You can’t make Protein Fluff with fresh fruit or vegetables. Your fruit or veg have to be frozen otherwise you’ll make a smoothie concoction rather than a fluff.
What kind of vegetables can you use to make protein fluff? You can use frozen (cooked) cauliflower, frozen (cooked) sweet potato or butternut squash, or frozen carrots (if you use vanilla whey and then top it with cinnamon, you can make a pretty gnarly carrot cake protein fluff using frozen carrots).
When cooking with egg protein powder, don’t leave it unconstituted. It can harbour harmful microbes, might be hard to digest, and lacks the right texture for recipes.
Mixing it with water or liquid makes it safer, easier to use, and preserves its nutritional value. Always follow the manufacturer’s instructions for reconstituting the powder before use.
Avoid adding eggs to your cheesecake base. It can change the texture and consistency of the crust, which is meant to be crumbly and serve as a sturdy foundation for the creamy filling. Stick to the traditional recipe using biscuits or cookie crumbs mixed with butter for the best results.
When eggs are added to the base, they can bind the crumbs together too much, leading to a denser and firmer texture, more like a cookie or cake rather than a crumbly crust. The eggs might also cause the crust to puff up during baking, losing the desired flat and even surface that complements the smooth, creamy cheesecake filling.
Eggs should be reserved for the cheesecake filling, where they play a crucial role in binding and setting the creamy filling during baking.
When baking a Protein Cheesecake, avoid cooking it until it’s solid and the knife comes out clean. Remove it from the oven while it’s still slightly wobbly in the centre and it will continue to cook and set as it cools. If it wobbles just a bit, it’s done – take it out. If it wobbles a lot and looks wet in the centre, leave it in.

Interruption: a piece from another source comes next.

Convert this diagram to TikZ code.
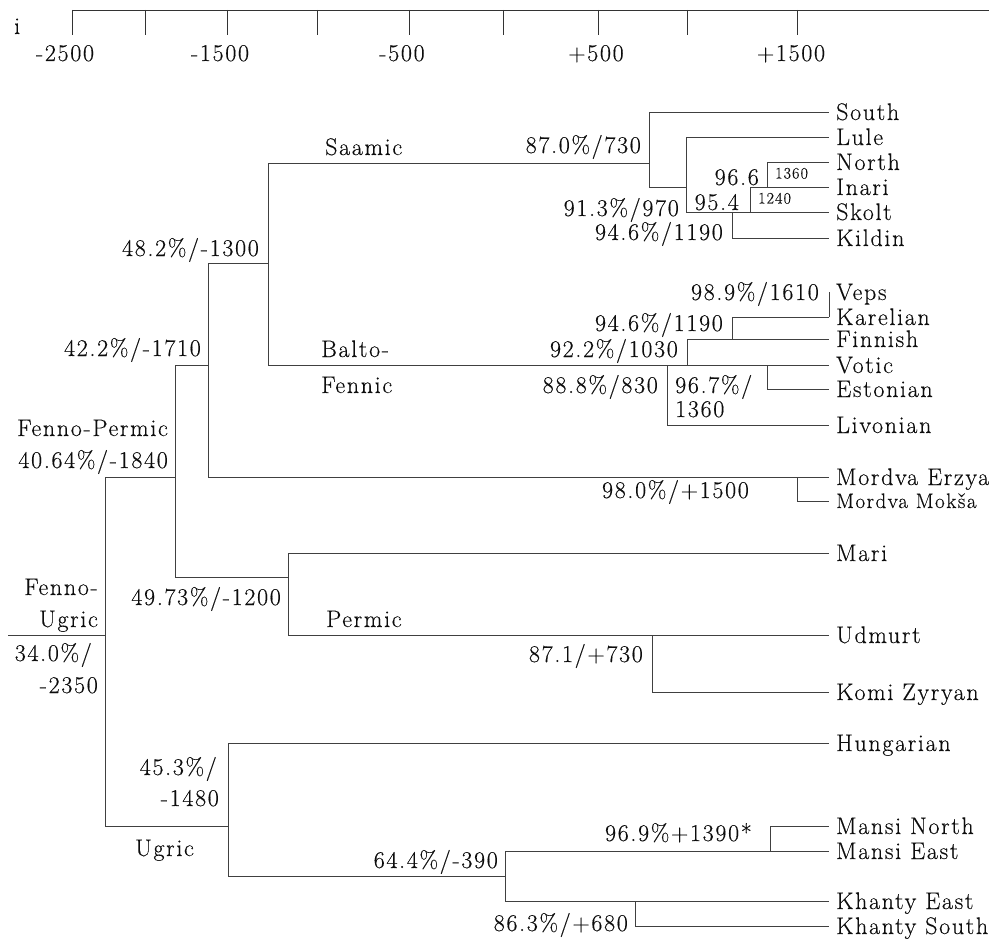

Protein powder should be kept in a cool, dry location away from moisture and sunlight. The ideal location is a kitchen cabinet or pantry. Storage away from heat sources is advised because exposure to high temperatures can cause the protein powder’s quality and nutritional value to deteriorate.
Additionally, keep the container tightly closed after each use to stop moisture from entering. The effectiveness, taste, and freshness of the protein powder will be preserved over time with proper storage. If the protein powder is packaged in a resealable bag, you can add extra security by transferring it to an airtight container.